Further, having lived in the UAE, which is a rather superficial place, one of my concerns would be that the city is just a show with power lines sneaking in from the back...
the USA is missing the boat to 21st century.
mark my words!
This is a wonderful idea to conserve natural resources, however, we need to stop China from popping up 3 factories a week to make more junk and they don't have environmental standards to make them comply with. Their pollution contribution is off setting these green efforts and making them null.
According to Science magazine, the most advanced solar panels come from Germany, where the government promotes solar power.
Do they get their solar panels from Germany?
The PRT comment was interesting. I keep hearing about proposals for this in the US - but beyond simple models that you'll find at Disneyland and in airports, nobody has tried it. Its a massive undertaking.
(As an aside - it looks like the website you link to has been identified as helping distribute malware - Firefox won't let you view most of it.)
won't it take massive amounts of oil to build this city in the first place? how are we going to build cities like this when we run out of oil?
Will there be affordable housing in Masdar?
It suddenly dawns on me that this idea isn't new. Walt Disney and dozens of other futurists proposed the exact same things in the 60s. Just throwing money at the problem didn't do it then - and we'll see if it does it now. One thing I didn't hear in the report - when will the city open?
alison
yes, the jails only charge 10 drachmas a week
That guy promoting Abu Dhabi green city was clearly reading a script (full of jargon and blather).
He reminded me of the chief alien in the classic TWILIGHT ZONE episode "To Serve Man" who invites the earthlings to come visit his wonderful planet.

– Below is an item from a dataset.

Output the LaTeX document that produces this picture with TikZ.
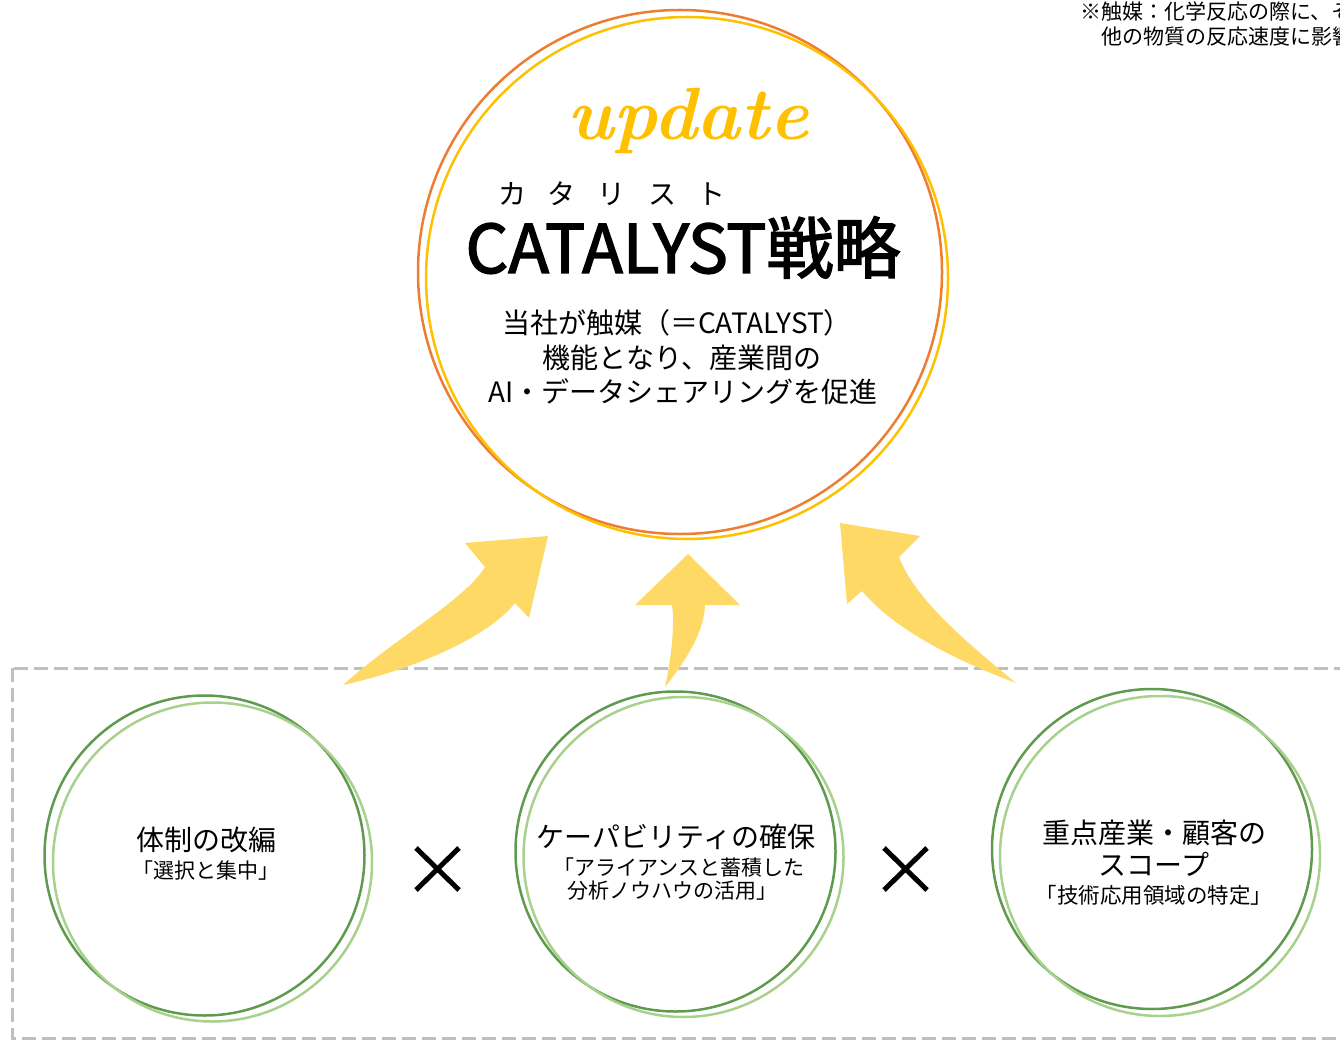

Brian- You may want to inform your listeners that the Masdar Story was covered around 6 weeks ago on NPR.org. There was an article and a link to see a virtual tour of the city. The virtual tour is very cool! Jesse
....The NPR article/tour was from May 6th. Here is the link to the article(s) and animated tour.
http://www.npr.org/templates/story/story.php?storyId=90042092
Why is there no coverage of Kucinich's efforts this morning to present articles of impeachment against the administration? That, is news that I am concerned about, and the media as a whole pays no regard.